Produce an exact copy of all the data below, dropping every image.

[begin Supplied data]

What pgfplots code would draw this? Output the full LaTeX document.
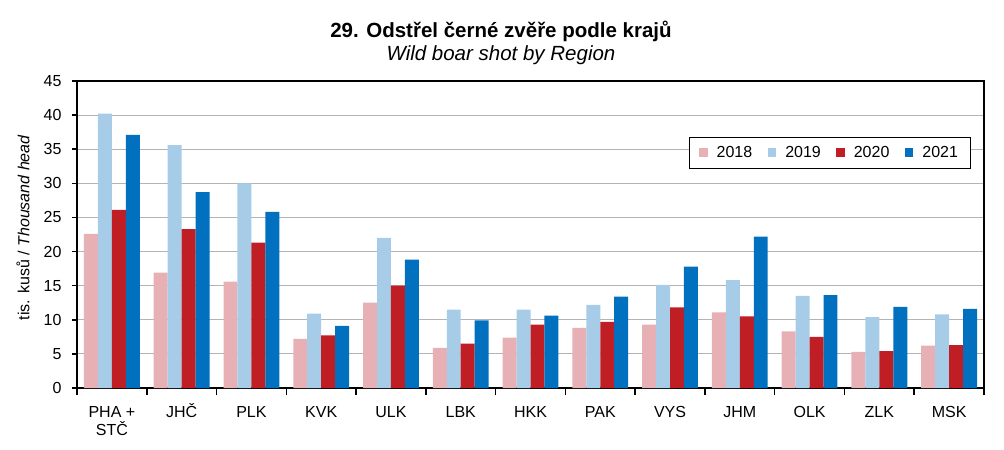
\documentclass[border=0pt]{standalone}
\usepackage{fontspec}
\setmainfont{Liberation Sans}
\usepackage{pgfplots}
\pgfplotsset{compat=1.18}
\definecolor{c18}{HTML}{E6B0B5}
\definecolor{c19}{HTML}{A7CCE7}
\definecolor{c20}{HTML}{BE1E24}
\definecolor{c21}{HTML}{0070BF}
\definecolor{gridc}{HTML}{B4B4B4}
\begin{document}
\begin{tikzpicture}
\useasboundingbox (-77bp,-62bp) rectangle (927bp,388bp);
\begin{axis}[
  at={(0,0)}, anchor=south west,
  scale only axis, width=907bp, height=307bp,
  ymin=0, ymax=45, ytick={0,5,...,45},
  xmin=-0.5, xmax=12.5,
  xtick={0,...,12},
  xticklabels={{\vphantom{Č}PHA +\\STČ},JHČ,\vphantom{Č}PLK,\vphantom{Č}KVK,\vphantom{Č}ULK,\vphantom{Č}LBK,\vphantom{Č}HKK,\vphantom{Č}PAK,\vphantom{Č}VYS,\vphantom{Č}JHM,\vphantom{Č}OLK,\vphantom{Č}ZLK,\vphantom{Č}MSK},
  xtick pos=bottom, ytick pos=left,
  major x tick style={draw=none},
  extra x ticks={-0.5,0.5,...,12.5},
  extra x tick labels={},
  extra x tick style={major tick length=7bp, grid=none, major x tick style={draw=black, line width=1.5bp}},
  tick align=outside,
  major tick length=5bp,
  tick style={black, line width=1.5bp},
  axis line style={line width=1.5bp},
  ymajorgrids, major grid style={gridc, line width=1bp},
  ticklabel style={font=\fontsize{16bp}{18.5bp}\selectfont},
  xticklabel style={align=center, yshift=-6.5bp},
  yticklabel style={xshift=-7bp},
  /pgf/number format/assume math mode=true,
  ylabel={tis. kusů / \textit{Thousand head}},
  ylabel style={font=\fontsize{16bp}{18bp}\selectfont, at={(axis description cs:-0.0595,0.523)}, anchor=center},
  legend columns=4,
  legend style={at={(0.985,0.818)}, anchor=north east, draw=black, line width=0.8bp,
    font=\fontsize{16bp}{18bp}\selectfont, inner xsep=10bp, inner ysep=7bp,
    /tikz/every odd column/.append style={column sep=7bp},
    /tikz/every even column/.append style={column sep=13.5bp}},
  legend image code/.code={\fill[#1] (0bp,-4bp) rectangle (8.5bp,4.5bp);},
]
\addplot[ybar, bar width=0.2, bar shift=-0.3, fill=c18, draw=none] coordinates {
 (0,22.6) (1,16.9) (2,15.6) (3,7.2) (4,12.5) (5,5.9) (6,7.4) (7,8.8) (8,9.3) (9,11.1) (10,8.3) (11,5.3) (12,6.2)};
\addplot[ybar, bar width=0.2, bar shift=-0.1, fill=c19, draw=none] coordinates {
 (0,40.2) (1,35.6) (2,30.0) (3,10.9) (4,22.0) (5,11.5) (6,11.5) (7,12.2) (8,15.1) (9,15.8) (10,13.5) (11,10.4) (12,10.8)};
\addplot[ybar, bar width=0.2, bar shift=0.1, fill=c20, draw=none] coordinates {
 (0,26.1) (1,23.3) (2,21.3) (3,7.7) (4,15.0) (5,6.5) (6,9.3) (7,9.7) (8,11.8) (9,10.5) (10,7.5) (11,5.4) (12,6.3)};
\addplot[ybar, bar width=0.2, bar shift=0.3, fill=c21, draw=none] coordinates {
 (0,37.1) (1,28.7) (2,25.8) (3,9.1) (4,18.8) (5,9.9) (6,10.6) (7,13.4) (8,17.8) (9,22.2) (10,13.6) (11,11.9) (12,11.6)};
\legend{2018,2019,2020,2021}
\end{axis}
\node[anchor=base, font=\bfseries\fontsize{20.5bp}{24bp}\selectfont] at (424bp,350.7bp) {29. Odstřel černé zvěře podle krajů};
\node[anchor=base, font=\itshape\fontsize{20.5bp}{24bp}\selectfont] at (424bp,327.3bp) {Wild boar shot by Region};
\end{tikzpicture}
\end{document}
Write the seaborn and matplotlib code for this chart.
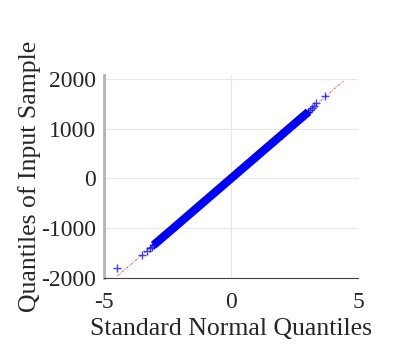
import numpy as np
import pandas as pd
import matplotlib
matplotlib.use('Agg')
import matplotlib.pyplot as plt
import seaborn as sns

# Sample quantiles: dense band along the fit line
band_theoretical = [-3.05, -2.5, -2.0, -1.0, 0.0, 1.0, 2.0, 2.5, 3.05]
band_sample = [-1340, -1100, -880, -440, 0, 440, 880, 1100, 1340]

# Sparse tail points
tail_theoretical = [-4.47, -3.49, -3.30, -3.18, -3.10, 3.10, 3.18, 3.25, 3.33, 3.69]
tail_sample = [-1790, -1530, -1450, -1400, -1370, 1370, 1420, 1450, 1520, 1660]

# Reference line endpoints
ref_theoretical = [-4.47, 4.43]
ref_sample = [-1960, 1960]

x_ticks = [-5, 0, 5]
y_ticks = [-2000, -1000, 0, 1000, 2000]

sns.set_style('white')
plt.rcParams['font.family'] = ['Liberation Serif', 'DejaVu Serif']
plt.rcParams['axes.unicode_minus'] = False

fig = plt.figure(figsize=(4.07, 3.53), dpi=100)
ax = fig.add_axes([0.2555, 0.2125, 0.6241, 0.575])

band = pd.DataFrame({'x': band_theoretical, 'y': band_sample})
tails = pd.DataFrame({'x': tail_theoretical, 'y': tail_sample})
ref = pd.DataFrame({'x': ref_theoretical, 'y': ref_sample})

sns.lineplot(data=ref, x='x', y='y', ax=ax, color='red', lw=0.6,
             linestyle=(0, (3, 1.5, 1, 1.5)), alpha=0.8, zorder=2)
sns.lineplot(data=band, x='x', y='y', ax=ax, color='#0000ff', lw=6,
             solid_capstyle='butt', zorder=3)
ax.scatter(band['x'], band['y'], marker='+', s=40, color='#0000ff', lw=1.0, zorder=3)
ax.scatter(tails['x'], tails['y'], marker='+', s=40, color='#0000ff', lw=1.0,
           alpha=0.75, zorder=3)

ax.set_xlim(-5, 5)
ax.set_ylim(-2000, 2080)
ax.set_xticks(x_ticks)
ax.set_yticks(y_ticks)
ax.grid(True, color='#e6e6e6', lw=0.8)
ax.set_axisbelow(True)

for s in ['top', 'right']:
    ax.spines[s].set_visible(False)
ax.spines['left'].set_color('#b4b4b4')
ax.spines['left'].set_linewidth(2)
ax.spines['bottom'].set_color('#404040')
ax.spines['bottom'].set_linewidth(0.8)
ax.tick_params(direction='in', length=3, width=0.6, color='#404040',
               labelsize=17, labelcolor='#262626')
ax.tick_params(axis='x', pad=10)
ax.tick_params(axis='y', pad=6)

ax.set_xlabel('Standard Normal Quantiles', fontsize=18.5, color='#262626', labelpad=4)
ax.set_ylabel('Quantiles of Input Sample', fontsize=18.5, color='#262626', labelpad=0)

fig.savefig('out.png', dpi=100)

[end Supplied data]

Written solution:
What pgfplots code would draw this? Output the full LaTeX document.
\documentclass[border=0pt]{standalone}
\usepackage{fontspec}
\setmainfont{Liberation Sans}
\usepackage{pgfplots}
\pgfplotsset{compat=1.18}
\definecolor{c18}{HTML}{E6B0B5}
\definecolor{c19}{HTML}{A7CCE7}
\definecolor{c20}{HTML}{BE1E24}
\definecolor{c21}{HTML}{0070BF}
\definecolor{gridc}{HTML}{B4B4B4}
\begin{document}
\begin{tikzpicture}
\useasboundingbox (-77bp,-62bp) rectangle (927bp,388bp);
\begin{axis}[
  at={(0,0)}, anchor=south west,
  scale only axis, width=907bp, height=307bp,
  ymin=0, ymax=45, ytick={0,5,...,45},
  xmin=-0.5, xmax=12.5,
  xtick={0,...,12},
  xticklabels={{\vphantom{Č}PHA +\\STČ},JHČ,\vphantom{Č}PLK,\vphantom{Č}KVK,\vphantom{Č}ULK,\vphantom{Č}LBK,\vphantom{Č}HKK,\vphantom{Č}PAK,\vphantom{Č}VYS,\vphantom{Č}JHM,\vphantom{Č}OLK,\vphantom{Č}ZLK,\vphantom{Č}MSK},
  xtick pos=bottom, ytick pos=left,
  major x tick style={draw=none},
  extra x ticks={-0.5,0.5,...,12.5},
  extra x tick labels={},
  extra x tick style={major tick length=7bp, grid=none, major x tick style={draw=black, line width=1.5bp}},
  tick align=outside,
  major tick length=5bp,
  tick style={black, line width=1.5bp},
  axis line style={line width=1.5bp},
  ymajorgrids, major grid style={gridc, line width=1bp},
  ticklabel style={font=\fontsize{16bp}{18.5bp}\selectfont},
  xticklabel style={align=center, yshift=-6.5bp},
  yticklabel style={xshift=-7bp},
  /pgf/number format/assume math mode=true,
  ylabel={tis. kusů / \textit{Thousand head}},
  ylabel style={font=\fontsize{16bp}{18bp}\selectfont, at={(axis description cs:-0.0595,0.523)}, anchor=center},
  legend columns=4,
  legend style={at={(0.985,0.818)}, anchor=north east, draw=black, line width=0.8bp,
    font=\fontsize{16bp}{18bp}\selectfont, inner xsep=10bp, inner ysep=7bp,
    /tikz/every odd column/.append style={column sep=7bp},
    /tikz/every even column/.append style={column sep=13.5bp}},
  legend image code/.code={\fill[#1] (0bp,-4bp) rectangle (8.5bp,4.5bp);},
]
\addplot[ybar, bar width=0.2, bar shift=-0.3, fill=c18, draw=none] coordinates {
 (0,22.6) (1,16.9) (2,15.6) (3,7.2) (4,12.5) (5,5.9) (6,7.4) (7,8.8) (8,9.3) (9,11.1) (10,8.3) (11,5.3) (12,6.2)};
\addplot[ybar, bar width=0.2, bar shift=-0.1, fill=c19, draw=none] coordinates {
 (0,40.2) (1,35.6) (2,30.0) (3,10.9) (4,22.0) (5,11.5) (6,11.5) (7,12.2) (8,15.1) (9,15.8) (10,13.5) (11,10.4) (12,10.8)};
\addplot[ybar, bar width=0.2, bar shift=0.1, fill=c20, draw=none] coordinates {
 (0,26.1) (1,23.3) (2,21.3) (3,7.7) (4,15.0) (5,6.5) (6,9.3) (7,9.7) (8,11.8) (9,10.5) (10,7.5) (11,5.4) (12,6.3)};
\addplot[ybar, bar width=0.2, bar shift=0.3, fill=c21, draw=none] coordinates {
 (0,37.1) (1,28.7) (2,25.8) (3,9.1) (4,18.8) (5,9.9) (6,10.6) (7,13.4) (8,17.8) (9,22.2) (10,13.6) (11,11.9) (12,11.6)};
\legend{2018,2019,2020,2021}
\end{axis}
\node[anchor=base, font=\bfseries\fontsize{20.5bp}{24bp}\selectfont] at (424bp,350.7bp) {29. Odstřel černé zvěře podle krajů};
\node[anchor=base, font=\itshape\fontsize{20.5bp}{24bp}\selectfont] at (424bp,327.3bp) {Wild boar shot by Region};
\end{tikzpicture}
\end{document}
Write the seaborn and matplotlib code for this chart.
import numpy as np
import pandas as pd
import matplotlib
matplotlib.use('Agg')
import matplotlib.pyplot as plt
import seaborn as sns

# Sample quantiles: dense band along the fit line
band_theoretical = [-3.05, -2.5, -2.0, -1.0, 0.0, 1.0, 2.0, 2.5, 3.05]
band_sample = [-1340, -1100, -880, -440, 0, 440, 880, 1100, 1340]

# Sparse tail points
tail_theoretical = [-4.47, -3.49, -3.30, -3.18, -3.10, 3.10, 3.18, 3.25, 3.33, 3.69]
tail_sample = [-1790, -1530, -1450, -1400, -1370, 1370, 1420, 1450, 1520, 1660]

# Reference line endpoints
ref_theoretical = [-4.47, 4.43]
ref_sample = [-1960, 1960]

x_ticks = [-5, 0, 5]
y_ticks = [-2000, -1000, 0, 1000, 2000]

sns.set_style('white')
plt.rcParams['font.family'] = ['Liberation Serif', 'DejaVu Serif']
plt.rcParams['axes.unicode_minus'] = False

fig = plt.figure(figsize=(4.07, 3.53), dpi=100)
ax = fig.add_axes([0.2555, 0.2125, 0.6241, 0.575])

band = pd.DataFrame({'x': band_theoretical, 'y': band_sample})
tails = pd.DataFrame({'x': tail_theoretical, 'y': tail_sample})
ref = pd.DataFrame({'x': ref_theoretical, 'y': ref_sample})

sns.lineplot(data=ref, x='x', y='y', ax=ax, color='red', lw=0.6,
             linestyle=(0, (3, 1.5, 1, 1.5)), alpha=0.8, zorder=2)
sns.lineplot(data=band, x='x', y='y', ax=ax, color='#0000ff', lw=6,
             solid_capstyle='butt', zorder=3)
ax.scatter(band['x'], band['y'], marker='+', s=40, color='#0000ff', lw=1.0, zorder=3)
ax.scatter(tails['x'], tails['y'], marker='+', s=40, color='#0000ff', lw=1.0,
           alpha=0.75, zorder=3)

ax.set_xlim(-5, 5)
ax.set_ylim(-2000, 2080)
ax.set_xticks(x_ticks)
ax.set_yticks(y_ticks)
ax.grid(True, color='#e6e6e6', lw=0.8)
ax.set_axisbelow(True)

for s in ['top', 'right']:
    ax.spines[s].set_visible(False)
ax.spines['left'].set_color('#b4b4b4')
ax.spines['left'].set_linewidth(2)
ax.spines['bottom'].set_color('#404040')
ax.spines['bottom'].set_linewidth(0.8)
ax.tick_params(direction='in', length=3, width=0.6, color='#404040',
               labelsize=17, labelcolor='#262626')
ax.tick_params(axis='x', pad=10)
ax.tick_params(axis='y', pad=6)

ax.set_xlabel('Standard Normal Quantiles', fontsize=18.5, color='#262626', labelpad=4)
ax.set_ylabel('Quantiles of Input Sample', fontsize=18.5, color='#262626', labelpad=0)

fig.savefig('out.png', dpi=100)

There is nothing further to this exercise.